Task details | Set down, exactly as written, only the lines starting with the one that holds "Write a web page that recreates this chart with Chart.js." and ending with the one that holds "3.94, 4.02, 4.04];".

Provided records |
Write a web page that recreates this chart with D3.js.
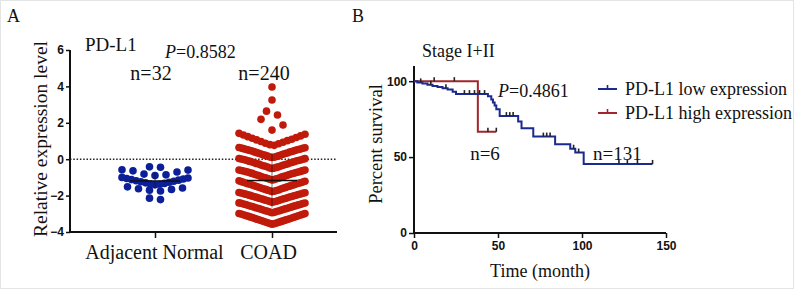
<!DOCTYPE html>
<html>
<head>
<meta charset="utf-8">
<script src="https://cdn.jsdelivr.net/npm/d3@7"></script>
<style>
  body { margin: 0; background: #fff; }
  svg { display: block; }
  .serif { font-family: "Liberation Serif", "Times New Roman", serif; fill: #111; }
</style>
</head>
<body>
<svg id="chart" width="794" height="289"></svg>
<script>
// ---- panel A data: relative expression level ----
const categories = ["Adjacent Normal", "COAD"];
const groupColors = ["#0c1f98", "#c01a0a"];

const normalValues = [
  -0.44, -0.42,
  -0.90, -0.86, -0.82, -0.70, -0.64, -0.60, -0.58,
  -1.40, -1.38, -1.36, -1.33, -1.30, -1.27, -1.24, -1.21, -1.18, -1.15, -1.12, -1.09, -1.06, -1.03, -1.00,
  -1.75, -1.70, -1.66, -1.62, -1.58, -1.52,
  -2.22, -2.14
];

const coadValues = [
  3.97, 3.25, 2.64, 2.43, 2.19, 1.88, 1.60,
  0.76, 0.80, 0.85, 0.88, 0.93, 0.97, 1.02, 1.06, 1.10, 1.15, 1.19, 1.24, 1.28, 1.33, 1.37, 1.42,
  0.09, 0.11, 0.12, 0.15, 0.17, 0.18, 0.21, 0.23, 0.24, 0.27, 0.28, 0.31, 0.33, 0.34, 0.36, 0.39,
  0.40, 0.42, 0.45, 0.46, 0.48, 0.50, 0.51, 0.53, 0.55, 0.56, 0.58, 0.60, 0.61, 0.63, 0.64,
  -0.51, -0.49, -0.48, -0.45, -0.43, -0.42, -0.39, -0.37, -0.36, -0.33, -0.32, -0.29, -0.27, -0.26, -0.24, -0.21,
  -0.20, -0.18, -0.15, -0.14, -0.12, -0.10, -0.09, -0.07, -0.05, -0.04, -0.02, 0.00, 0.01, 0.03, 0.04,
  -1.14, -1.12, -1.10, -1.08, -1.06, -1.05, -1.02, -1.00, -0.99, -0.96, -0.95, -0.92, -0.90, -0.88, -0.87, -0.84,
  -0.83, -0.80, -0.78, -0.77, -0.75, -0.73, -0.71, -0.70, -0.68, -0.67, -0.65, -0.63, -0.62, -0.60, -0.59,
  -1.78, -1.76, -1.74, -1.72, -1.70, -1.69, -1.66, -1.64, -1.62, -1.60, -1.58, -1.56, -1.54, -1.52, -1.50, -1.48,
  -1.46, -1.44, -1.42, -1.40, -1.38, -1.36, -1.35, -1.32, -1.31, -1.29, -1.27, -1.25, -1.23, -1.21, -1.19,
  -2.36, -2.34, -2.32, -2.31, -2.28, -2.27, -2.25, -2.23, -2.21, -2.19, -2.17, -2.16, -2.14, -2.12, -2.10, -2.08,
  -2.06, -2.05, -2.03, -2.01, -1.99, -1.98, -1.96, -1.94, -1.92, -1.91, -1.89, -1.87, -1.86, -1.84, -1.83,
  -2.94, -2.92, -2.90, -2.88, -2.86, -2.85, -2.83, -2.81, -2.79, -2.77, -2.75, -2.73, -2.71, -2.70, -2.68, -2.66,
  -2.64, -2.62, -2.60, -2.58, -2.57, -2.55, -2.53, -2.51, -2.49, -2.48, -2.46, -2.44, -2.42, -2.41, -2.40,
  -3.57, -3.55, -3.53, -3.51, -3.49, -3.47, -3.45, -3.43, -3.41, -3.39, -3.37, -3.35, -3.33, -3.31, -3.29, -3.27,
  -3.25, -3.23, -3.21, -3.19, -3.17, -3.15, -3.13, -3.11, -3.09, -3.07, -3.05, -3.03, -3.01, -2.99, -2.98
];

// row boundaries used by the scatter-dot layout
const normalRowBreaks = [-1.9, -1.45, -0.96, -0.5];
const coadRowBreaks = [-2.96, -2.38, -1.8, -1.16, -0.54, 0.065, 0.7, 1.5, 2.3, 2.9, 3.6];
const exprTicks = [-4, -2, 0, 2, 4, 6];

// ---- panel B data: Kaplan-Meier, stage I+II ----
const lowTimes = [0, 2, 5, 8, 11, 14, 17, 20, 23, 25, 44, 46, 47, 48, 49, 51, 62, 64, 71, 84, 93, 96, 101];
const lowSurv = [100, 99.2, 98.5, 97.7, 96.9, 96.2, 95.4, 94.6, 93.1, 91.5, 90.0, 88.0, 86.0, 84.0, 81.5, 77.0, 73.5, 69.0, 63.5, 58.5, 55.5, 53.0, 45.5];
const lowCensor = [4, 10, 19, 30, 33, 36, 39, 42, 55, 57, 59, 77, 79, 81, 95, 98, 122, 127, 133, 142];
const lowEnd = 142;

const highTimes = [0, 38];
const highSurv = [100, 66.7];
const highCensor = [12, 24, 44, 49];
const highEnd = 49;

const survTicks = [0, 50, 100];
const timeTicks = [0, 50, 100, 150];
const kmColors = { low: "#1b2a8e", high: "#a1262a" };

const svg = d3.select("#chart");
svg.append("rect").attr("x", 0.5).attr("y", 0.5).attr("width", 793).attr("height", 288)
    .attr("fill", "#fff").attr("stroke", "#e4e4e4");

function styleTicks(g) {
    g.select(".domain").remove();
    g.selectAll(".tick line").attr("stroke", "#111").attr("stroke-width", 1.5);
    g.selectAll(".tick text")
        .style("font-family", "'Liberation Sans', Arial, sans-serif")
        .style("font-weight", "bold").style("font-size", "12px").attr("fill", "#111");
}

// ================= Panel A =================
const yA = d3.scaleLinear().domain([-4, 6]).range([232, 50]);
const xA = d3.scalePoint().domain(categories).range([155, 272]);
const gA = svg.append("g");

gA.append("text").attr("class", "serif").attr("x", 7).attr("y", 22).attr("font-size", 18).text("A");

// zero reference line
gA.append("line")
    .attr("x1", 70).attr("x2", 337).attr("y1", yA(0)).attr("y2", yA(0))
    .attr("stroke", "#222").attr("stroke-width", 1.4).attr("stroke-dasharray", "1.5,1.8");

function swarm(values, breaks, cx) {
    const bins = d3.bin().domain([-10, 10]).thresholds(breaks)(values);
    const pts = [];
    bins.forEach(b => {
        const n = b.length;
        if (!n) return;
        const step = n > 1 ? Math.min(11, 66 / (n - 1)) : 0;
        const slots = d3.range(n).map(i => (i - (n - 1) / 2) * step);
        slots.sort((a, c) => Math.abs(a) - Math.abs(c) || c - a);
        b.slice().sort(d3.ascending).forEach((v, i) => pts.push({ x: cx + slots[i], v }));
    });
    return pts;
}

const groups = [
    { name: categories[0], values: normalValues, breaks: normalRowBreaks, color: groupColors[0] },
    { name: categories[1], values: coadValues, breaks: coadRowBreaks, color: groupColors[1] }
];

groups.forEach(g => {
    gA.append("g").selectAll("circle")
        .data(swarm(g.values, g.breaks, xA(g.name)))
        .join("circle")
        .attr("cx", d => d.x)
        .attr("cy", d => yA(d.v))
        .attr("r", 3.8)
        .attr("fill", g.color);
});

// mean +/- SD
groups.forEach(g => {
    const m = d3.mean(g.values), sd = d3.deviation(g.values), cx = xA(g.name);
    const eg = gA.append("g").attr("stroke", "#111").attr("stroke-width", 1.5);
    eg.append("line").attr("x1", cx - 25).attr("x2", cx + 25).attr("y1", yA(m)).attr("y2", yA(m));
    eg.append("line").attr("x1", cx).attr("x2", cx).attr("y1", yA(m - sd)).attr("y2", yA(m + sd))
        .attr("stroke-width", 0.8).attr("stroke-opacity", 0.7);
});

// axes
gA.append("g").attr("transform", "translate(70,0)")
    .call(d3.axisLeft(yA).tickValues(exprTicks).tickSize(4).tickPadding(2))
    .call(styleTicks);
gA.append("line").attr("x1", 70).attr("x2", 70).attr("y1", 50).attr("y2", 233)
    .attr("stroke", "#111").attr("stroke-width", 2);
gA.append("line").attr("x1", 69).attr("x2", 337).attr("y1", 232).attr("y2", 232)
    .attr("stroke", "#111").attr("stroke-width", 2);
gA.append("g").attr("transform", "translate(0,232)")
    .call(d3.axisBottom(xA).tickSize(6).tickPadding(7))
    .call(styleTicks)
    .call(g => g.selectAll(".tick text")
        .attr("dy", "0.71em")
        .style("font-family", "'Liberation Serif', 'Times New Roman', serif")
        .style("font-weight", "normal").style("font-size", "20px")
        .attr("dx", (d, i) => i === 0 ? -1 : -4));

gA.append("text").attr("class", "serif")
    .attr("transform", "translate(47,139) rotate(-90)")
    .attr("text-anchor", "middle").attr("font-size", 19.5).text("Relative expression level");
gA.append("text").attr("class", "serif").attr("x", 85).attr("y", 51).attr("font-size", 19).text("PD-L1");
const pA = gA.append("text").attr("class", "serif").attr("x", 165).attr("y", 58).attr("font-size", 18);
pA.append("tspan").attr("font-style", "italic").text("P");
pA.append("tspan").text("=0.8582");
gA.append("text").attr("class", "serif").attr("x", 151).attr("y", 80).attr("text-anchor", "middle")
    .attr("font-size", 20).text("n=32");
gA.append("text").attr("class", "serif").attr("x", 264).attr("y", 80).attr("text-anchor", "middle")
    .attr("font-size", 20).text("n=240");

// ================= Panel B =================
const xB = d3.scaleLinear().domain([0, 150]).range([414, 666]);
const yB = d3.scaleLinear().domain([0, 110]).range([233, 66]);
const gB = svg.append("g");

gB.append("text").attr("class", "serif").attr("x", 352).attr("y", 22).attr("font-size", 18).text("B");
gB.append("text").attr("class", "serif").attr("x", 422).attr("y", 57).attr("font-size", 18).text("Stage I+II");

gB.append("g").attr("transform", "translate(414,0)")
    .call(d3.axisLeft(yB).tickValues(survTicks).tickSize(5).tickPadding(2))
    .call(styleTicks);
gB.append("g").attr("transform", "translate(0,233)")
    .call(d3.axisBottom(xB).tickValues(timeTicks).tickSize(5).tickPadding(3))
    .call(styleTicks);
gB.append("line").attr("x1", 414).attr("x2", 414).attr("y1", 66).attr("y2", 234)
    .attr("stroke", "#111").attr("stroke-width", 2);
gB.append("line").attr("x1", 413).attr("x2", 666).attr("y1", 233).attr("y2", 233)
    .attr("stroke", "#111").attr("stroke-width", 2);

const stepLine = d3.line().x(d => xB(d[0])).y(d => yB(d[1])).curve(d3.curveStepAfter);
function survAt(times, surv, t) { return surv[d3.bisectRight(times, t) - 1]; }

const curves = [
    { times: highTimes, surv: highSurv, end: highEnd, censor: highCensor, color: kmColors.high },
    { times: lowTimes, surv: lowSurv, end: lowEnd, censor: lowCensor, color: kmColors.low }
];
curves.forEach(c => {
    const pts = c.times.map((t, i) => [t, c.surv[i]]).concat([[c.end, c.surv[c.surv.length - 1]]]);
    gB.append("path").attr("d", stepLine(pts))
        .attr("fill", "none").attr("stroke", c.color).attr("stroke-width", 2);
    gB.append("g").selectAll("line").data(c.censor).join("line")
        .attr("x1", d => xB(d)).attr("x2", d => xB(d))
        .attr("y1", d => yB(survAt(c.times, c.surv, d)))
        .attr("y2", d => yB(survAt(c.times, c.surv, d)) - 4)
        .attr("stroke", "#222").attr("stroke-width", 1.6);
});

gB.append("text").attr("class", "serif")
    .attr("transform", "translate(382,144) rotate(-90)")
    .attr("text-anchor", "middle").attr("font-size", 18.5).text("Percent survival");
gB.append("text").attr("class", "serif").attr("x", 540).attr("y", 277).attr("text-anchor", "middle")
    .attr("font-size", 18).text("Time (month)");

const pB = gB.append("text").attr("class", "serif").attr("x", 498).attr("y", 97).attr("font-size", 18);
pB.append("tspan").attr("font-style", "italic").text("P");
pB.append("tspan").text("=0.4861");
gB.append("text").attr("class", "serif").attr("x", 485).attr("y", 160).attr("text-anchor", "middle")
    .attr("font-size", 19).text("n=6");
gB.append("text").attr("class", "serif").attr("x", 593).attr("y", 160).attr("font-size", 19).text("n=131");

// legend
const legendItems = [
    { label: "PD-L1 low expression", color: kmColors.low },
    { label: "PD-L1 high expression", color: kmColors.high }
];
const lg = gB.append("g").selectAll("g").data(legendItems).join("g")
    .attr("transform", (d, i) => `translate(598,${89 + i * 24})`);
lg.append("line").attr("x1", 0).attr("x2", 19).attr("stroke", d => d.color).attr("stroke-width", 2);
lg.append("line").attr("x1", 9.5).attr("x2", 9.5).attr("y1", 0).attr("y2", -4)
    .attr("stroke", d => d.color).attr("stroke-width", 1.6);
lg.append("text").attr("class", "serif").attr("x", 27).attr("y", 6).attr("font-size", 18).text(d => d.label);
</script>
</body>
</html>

==

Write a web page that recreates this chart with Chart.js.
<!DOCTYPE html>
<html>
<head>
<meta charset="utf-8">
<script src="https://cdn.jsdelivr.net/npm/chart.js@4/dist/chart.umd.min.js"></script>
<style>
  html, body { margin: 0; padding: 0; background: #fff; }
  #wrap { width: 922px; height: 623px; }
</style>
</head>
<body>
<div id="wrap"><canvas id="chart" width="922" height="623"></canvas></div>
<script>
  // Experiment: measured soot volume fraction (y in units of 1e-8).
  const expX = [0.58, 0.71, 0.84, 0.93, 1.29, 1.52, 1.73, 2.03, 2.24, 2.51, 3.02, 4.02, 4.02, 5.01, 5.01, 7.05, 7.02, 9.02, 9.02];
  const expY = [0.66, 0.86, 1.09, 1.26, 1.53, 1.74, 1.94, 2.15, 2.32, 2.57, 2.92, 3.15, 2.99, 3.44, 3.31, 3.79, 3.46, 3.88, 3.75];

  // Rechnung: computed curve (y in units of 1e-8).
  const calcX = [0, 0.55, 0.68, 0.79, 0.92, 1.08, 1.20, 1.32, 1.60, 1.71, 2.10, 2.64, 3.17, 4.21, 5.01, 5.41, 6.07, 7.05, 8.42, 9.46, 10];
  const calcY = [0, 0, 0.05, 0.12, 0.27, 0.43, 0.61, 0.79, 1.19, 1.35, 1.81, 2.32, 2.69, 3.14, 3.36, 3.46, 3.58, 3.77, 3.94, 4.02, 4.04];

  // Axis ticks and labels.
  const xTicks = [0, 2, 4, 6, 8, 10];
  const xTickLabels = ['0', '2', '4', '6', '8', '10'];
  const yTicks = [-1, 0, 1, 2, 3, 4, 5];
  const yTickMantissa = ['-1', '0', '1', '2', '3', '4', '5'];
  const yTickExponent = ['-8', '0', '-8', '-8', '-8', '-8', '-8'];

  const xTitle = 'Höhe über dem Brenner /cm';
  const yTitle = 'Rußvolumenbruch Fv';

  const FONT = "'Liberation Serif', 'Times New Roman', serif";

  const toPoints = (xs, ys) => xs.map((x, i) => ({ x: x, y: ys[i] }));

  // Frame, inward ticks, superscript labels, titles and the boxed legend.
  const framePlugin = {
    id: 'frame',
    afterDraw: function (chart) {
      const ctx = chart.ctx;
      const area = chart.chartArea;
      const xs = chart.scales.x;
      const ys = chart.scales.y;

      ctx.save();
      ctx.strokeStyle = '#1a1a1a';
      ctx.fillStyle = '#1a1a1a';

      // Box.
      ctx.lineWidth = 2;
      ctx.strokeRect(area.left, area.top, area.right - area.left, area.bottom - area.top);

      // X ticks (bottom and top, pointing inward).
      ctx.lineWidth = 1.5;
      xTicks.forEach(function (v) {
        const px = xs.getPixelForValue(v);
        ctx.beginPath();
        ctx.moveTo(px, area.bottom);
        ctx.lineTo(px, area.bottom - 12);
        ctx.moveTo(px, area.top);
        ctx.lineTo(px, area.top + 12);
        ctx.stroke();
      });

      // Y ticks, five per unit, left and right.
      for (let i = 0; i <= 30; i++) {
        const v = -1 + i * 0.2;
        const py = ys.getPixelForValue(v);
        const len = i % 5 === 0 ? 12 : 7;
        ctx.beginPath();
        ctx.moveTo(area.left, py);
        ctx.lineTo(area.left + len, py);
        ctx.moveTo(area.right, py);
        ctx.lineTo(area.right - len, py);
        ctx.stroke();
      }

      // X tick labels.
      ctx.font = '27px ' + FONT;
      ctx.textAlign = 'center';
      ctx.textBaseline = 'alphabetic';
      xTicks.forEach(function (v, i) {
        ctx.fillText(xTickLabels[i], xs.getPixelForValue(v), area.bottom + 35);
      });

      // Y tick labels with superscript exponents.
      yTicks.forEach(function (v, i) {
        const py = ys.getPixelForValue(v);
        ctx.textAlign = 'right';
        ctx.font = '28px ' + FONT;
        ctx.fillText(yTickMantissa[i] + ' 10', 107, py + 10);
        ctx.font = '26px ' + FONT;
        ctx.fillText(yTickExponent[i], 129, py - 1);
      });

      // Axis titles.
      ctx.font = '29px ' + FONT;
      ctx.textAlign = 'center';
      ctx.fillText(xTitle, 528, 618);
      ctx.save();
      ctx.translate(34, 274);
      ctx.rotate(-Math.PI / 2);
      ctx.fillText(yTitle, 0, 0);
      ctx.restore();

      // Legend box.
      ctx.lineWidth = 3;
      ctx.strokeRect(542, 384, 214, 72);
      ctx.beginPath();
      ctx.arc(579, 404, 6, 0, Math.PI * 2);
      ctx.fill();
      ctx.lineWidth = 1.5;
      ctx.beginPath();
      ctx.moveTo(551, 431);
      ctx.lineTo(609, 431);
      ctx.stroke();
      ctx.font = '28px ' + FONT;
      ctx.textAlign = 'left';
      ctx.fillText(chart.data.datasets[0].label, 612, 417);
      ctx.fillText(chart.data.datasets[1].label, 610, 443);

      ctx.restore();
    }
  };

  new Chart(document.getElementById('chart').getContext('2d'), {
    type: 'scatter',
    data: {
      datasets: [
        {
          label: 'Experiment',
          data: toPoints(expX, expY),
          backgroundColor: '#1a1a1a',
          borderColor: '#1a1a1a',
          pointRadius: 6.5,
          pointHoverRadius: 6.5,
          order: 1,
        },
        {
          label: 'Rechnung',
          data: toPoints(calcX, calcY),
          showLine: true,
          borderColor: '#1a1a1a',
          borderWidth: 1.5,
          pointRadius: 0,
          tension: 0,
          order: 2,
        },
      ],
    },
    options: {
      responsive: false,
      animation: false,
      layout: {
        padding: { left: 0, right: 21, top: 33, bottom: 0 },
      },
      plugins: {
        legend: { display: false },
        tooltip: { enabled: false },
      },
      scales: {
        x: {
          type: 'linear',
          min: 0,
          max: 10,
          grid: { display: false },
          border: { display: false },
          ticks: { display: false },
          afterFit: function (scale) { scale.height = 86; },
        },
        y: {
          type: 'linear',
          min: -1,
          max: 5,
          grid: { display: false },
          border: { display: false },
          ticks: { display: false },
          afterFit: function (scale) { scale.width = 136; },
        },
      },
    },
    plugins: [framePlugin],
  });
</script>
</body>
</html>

Task output |
Write a web page that recreates this chart with Chart.js.
<!DOCTYPE html>
<html>
<head>
<meta charset="utf-8">
<script src="https://cdn.jsdelivr.net/npm/chart.js@4/dist/chart.umd.min.js"></script>
<style>
  html, body { margin: 0; padding: 0; background: #fff; }
  #wrap { width: 922px; height: 623px; }
</style>
</head>
<body>
<div id="wrap"><canvas id="chart" width="922" height="623"></canvas></div>
<script>
  // Experiment: measured soot volume fraction (y in units of 1e-8).
  const expX = [0.58, 0.71, 0.84, 0.93, 1.29, 1.52, 1.73, 2.03, 2.24, 2.51, 3.02, 4.02, 4.02, 5.01, 5.01, 7.05, 7.02, 9.02, 9.02];
  const expY = [0.66, 0.86, 1.09, 1.26, 1.53, 1.74, 1.94, 2.15, 2.32, 2.57, 2.92, 3.15, 2.99, 3.44, 3.31, 3.79, 3.46, 3.88, 3.75];

  // Rechnung: computed curve (y in units of 1e-8).
  const calcX = [0, 0.55, 0.68, 0.79, 0.92, 1.08, 1.20, 1.32, 1.60, 1.71, 2.10, 2.64, 3.17, 4.21, 5.01, 5.41, 6.07, 7.05, 8.42, 9.46, 10];
  const calcY = [0, 0, 0.05, 0.12, 0.27, 0.43, 0.61, 0.79, 1.19, 1.35, 1.81, 2.32, 2.69, 3.14, 3.36, 3.46, 3.58, 3.77, 3.94, 4.02, 4.04];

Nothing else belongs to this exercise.